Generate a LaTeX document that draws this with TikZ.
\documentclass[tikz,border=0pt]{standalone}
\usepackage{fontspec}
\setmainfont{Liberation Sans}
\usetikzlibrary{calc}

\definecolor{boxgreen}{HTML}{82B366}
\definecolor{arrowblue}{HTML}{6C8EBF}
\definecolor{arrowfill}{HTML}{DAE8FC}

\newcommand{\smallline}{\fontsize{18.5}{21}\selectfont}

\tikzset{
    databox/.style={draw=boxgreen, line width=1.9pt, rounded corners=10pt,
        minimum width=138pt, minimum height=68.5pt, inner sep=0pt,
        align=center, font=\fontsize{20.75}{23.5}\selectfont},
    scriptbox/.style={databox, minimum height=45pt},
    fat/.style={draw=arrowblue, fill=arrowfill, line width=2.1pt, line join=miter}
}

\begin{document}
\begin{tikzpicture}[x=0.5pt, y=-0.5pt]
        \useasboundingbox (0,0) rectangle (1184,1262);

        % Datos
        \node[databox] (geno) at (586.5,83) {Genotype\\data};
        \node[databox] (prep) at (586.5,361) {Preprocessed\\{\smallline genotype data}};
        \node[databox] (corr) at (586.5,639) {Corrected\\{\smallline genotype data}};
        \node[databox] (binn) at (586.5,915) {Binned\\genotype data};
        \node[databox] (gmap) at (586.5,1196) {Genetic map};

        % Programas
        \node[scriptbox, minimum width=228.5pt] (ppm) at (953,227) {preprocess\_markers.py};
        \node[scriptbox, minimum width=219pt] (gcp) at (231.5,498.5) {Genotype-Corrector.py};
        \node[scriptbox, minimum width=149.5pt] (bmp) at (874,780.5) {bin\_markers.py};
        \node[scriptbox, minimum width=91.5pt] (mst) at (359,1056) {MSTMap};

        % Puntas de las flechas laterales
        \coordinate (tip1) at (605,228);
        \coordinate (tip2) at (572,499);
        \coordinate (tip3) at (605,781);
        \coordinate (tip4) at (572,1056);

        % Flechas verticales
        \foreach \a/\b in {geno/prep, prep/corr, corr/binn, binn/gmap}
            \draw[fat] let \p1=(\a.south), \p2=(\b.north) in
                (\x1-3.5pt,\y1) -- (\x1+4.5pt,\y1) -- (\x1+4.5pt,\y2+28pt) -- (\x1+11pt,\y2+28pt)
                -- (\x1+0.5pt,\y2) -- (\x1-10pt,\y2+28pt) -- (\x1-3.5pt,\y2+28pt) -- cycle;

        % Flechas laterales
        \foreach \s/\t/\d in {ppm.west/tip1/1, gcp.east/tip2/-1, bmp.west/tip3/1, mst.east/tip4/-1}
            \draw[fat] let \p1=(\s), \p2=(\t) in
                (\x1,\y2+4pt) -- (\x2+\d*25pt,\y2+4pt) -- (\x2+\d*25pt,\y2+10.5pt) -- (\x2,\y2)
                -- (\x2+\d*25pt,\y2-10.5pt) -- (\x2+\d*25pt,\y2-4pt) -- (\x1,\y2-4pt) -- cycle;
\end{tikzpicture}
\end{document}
= = = =
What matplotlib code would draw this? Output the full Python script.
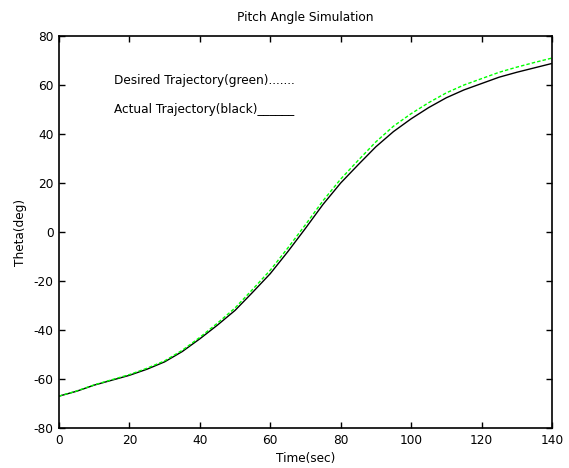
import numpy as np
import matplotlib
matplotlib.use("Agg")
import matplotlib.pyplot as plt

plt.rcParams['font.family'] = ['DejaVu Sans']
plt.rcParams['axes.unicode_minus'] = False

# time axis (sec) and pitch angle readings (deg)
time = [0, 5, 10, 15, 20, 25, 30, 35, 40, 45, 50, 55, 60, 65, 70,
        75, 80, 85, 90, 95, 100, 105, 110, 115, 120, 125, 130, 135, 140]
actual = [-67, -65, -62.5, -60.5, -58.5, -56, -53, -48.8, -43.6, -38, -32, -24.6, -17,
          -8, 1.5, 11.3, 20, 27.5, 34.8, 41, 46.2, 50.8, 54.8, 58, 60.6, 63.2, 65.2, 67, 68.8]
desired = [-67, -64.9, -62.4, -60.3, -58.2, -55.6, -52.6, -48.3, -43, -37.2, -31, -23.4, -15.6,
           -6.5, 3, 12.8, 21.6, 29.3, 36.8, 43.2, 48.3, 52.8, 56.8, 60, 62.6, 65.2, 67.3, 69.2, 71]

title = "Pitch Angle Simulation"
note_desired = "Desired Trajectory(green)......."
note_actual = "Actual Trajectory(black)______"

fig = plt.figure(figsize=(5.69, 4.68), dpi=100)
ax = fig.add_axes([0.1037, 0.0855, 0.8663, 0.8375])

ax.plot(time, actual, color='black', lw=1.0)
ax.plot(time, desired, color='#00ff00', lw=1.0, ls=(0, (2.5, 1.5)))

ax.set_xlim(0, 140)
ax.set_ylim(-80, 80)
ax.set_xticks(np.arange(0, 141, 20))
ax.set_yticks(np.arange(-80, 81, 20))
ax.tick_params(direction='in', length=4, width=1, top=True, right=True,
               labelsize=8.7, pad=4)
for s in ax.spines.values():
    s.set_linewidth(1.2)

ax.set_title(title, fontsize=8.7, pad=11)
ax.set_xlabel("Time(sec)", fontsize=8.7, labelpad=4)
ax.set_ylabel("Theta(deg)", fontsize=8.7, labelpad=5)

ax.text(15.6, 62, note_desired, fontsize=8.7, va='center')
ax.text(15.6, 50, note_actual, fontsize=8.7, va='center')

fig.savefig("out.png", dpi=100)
= = = =
## The request
Extract the stretch of lines that begins at the line with "What matplotlib code" and ends at the line with "plt.rcParams['axes.unicode_minus'] = False", inclusive. Omit every picture.

## The response
What matplotlib code would draw this? Output the full Python script.
import numpy as np
import matplotlib
matplotlib.use("Agg")
import matplotlib.pyplot as plt

plt.rcParams['font.family'] = ['DejaVu Sans']
plt.rcParams['axes.unicode_minus'] = False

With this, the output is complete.